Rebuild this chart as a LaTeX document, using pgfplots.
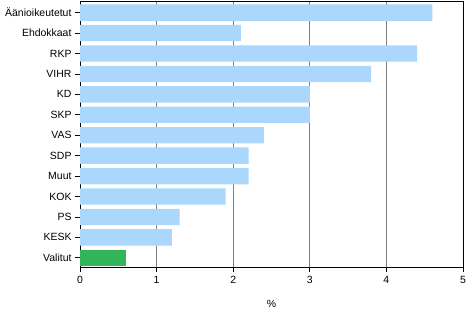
\documentclass[border=0pt]{standalone}
\usepackage{fontspec}
\setmainfont{Liberation Sans}
\usepackage{pgfplots}
\pgfplotsset{compat=1.18}
\definecolor{barblue}{RGB}{170,215,251}
\definecolor{bargreen}{RGB}{50,181,90}
\definecolor{gridgray}{RGB}{128,128,128}
\begin{document}
\begin{tikzpicture}
\begin{axis}[
  scale only axis,
  width=383bp, height=266bp,
  xmin=0, xmax=5,
  ymin=-0.45, ymax=12.57,
  xtick={0,1,2,3,4,5},
  ytick={0,...,12},
  yticklabels={Valitut,KESK,PS,KOK,Muut,SDP,VAS,SKP,KD,VIHR,RKP,Ehdokkaat,Äänioikeutetut},
  xtick pos=bottom, ytick pos=left,
  tick align=outside,
  major tick length=5bp,
  tick style={black, line width=0.8pt},
  axis line style={black, line width=0.8pt},
  xmajorgrids,
  major grid style={gridgray, line width=0.8pt},
  ticklabel style={font=\fontsize{10.5}{12}\selectfont},
  xticklabel style={yshift=-1bp},
  /pgf/number format/assume math mode=true,
  xlabel={\%},
  xlabel style={font=\fontsize{10.5}{12}\selectfont, yshift=-9bp},
  xbar, bar width=0.8, bar shift=0pt,
]
\addplot[draw=none, fill=barblue] coordinates {
 (1.2,1) (1.3,2) (1.9,3) (2.2,4) (2.2,5) (2.4,6) (3.0,7) (3.0,8) (3.8,9) (4.4,10) (2.1,11) (4.6,12)
};
\addplot[draw=none, fill=bargreen] coordinates {(0.6,0)};
\end{axis}
\pgfresetboundingbox
\path ([shift={(-80bp,-46bp)}]current axis.south west) rectangle ([shift={(4bp,1bp)}]current axis.north east);
\end{tikzpicture}
\end{document}
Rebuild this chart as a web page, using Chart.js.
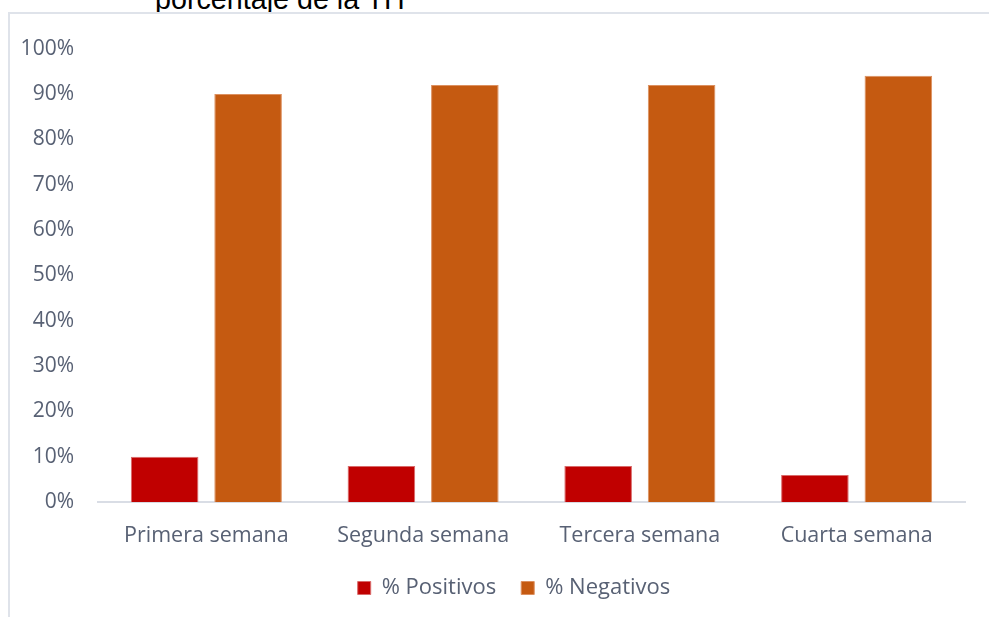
<!DOCTYPE html>
<html>
<head>
<meta charset="utf-8">
<script src="https://cdn.jsdelivr.net/npm/chart.js@4"></script>
<style>
    html, body {
        margin: 0;
        padding: 0;
        background: #ffffff;
        width: 989px;
        height: 617px;
        overflow: hidden;
        position: relative;
    }
    .title {
        position: absolute;
        left: 155px;
        top: -15px;
        font-family: 'Liberation Sans', Arial, sans-serif;
        font-size: 28.7px;
        line-height: 29px;
        color: #000000;
        white-space: nowrap;
    }
    .chart-box {
        position: absolute;
        left: 8px;
        top: 12px;
        width: 1010px;
        height: 620px;
        background: #ffffff;
        border-left: 2px solid #dfe3ea;
        border-top: 2px solid #dfe3ea;
    }
    canvas {
        position: absolute;
        left: 0;
        top: -2px;
    }
</style>
</head>
<body>
<div class="title">porcentaje de la TH</div>
<div class="chart-box">
    <canvas id="chart" width="1008" height="605"></canvas>
</div>
<script>
// Chart data
const categories = ['Primera semana', 'Segunda semana', 'Tercera semana', 'Cuarta semana'];
const positivos = [10, 8, 8, 6];
const negativos = [90, 92, 92, 94];
const yTicks = [0, 10, 20, 30, 40, 50, 60, 70, 80, 90, 100];

const textColor = '#586174';
const fontFamily = "'Open Sans', sans-serif";

const ctx = document.getElementById('chart').getContext('2d');

new Chart(ctx, {
    type: 'bar',
    data: {
        labels: categories,
        datasets: [
            {
                label: '% Positivos',
                data: positivos,
                backgroundColor: '#c00000',
                borderColor: '#d96a6a',
                borderWidth: 1
            },
            {
                label: '% Negativos',
                data: negativos,
                backgroundColor: '#c55a11',
                borderColor: '#dc9060',
                borderWidth: 1
            }
        ]
    },
    options: {
        responsive: false,
        animation: false,
        categoryPercentage: 0.77,
        barPercentage: 0.81,
        layout: {
            padding: { top: 25, right: 0, left: 0, bottom: 8 }
        },
        scales: {
            x: {
                grid: { display: false, drawTicks: false },
                border: { display: true, color: '#d9dde5', width: 2 },
                afterFit: (scale) => {
                    scale.height -= 18;
                },
                ticks: {
                    color: textColor,
                    padding: 21,
                    font: { family: fontFamily, size: 21.5 }
                }
            },
            y: {
                min: 0,
                max: 100,
                afterBuildTicks: (scale) => {
                    scale.ticks = yTicks.map(v => ({ value: v }));
                },
                afterFit: (scale) => {
                    scale.width = 88;
                },
                grid: { display: false, drawTicks: false },
                border: { display: false },
                ticks: {
                    color: textColor,
                    padding: 24,
                    font: { family: fontFamily, size: 21 },
                    callback: (v) => v + '%'
                }
            },
            // empty space on the right so the legend stays centred on the box
            spacer: {
                type: 'linear',
                position: 'right',
                grid: { display: false, drawTicks: false },
                border: { display: false },
                ticks: { display: false },
                afterFit: (scale) => {
                    scale.width = 53;
                }
            }
        },
        plugins: {
            legend: {
                position: 'bottom',
                labels: {
                    color: textColor,
                    boxWidth: 13,
                    boxHeight: 13,
                    padding: 25,
                    font: { family: fontFamily, size: 22 }
                }
            },
            tooltip: { enabled: false }
        }
    }
});
</script>
</body>
</html>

______

§ **Task prompt**:
Check each line of the entries for the string "Rebuild". Copy the lines that have it.

§ **Full output**:
Rebuild this chart as a LaTeX document, using pgfplots.
Rebuild this chart as a web page, using Chart.js.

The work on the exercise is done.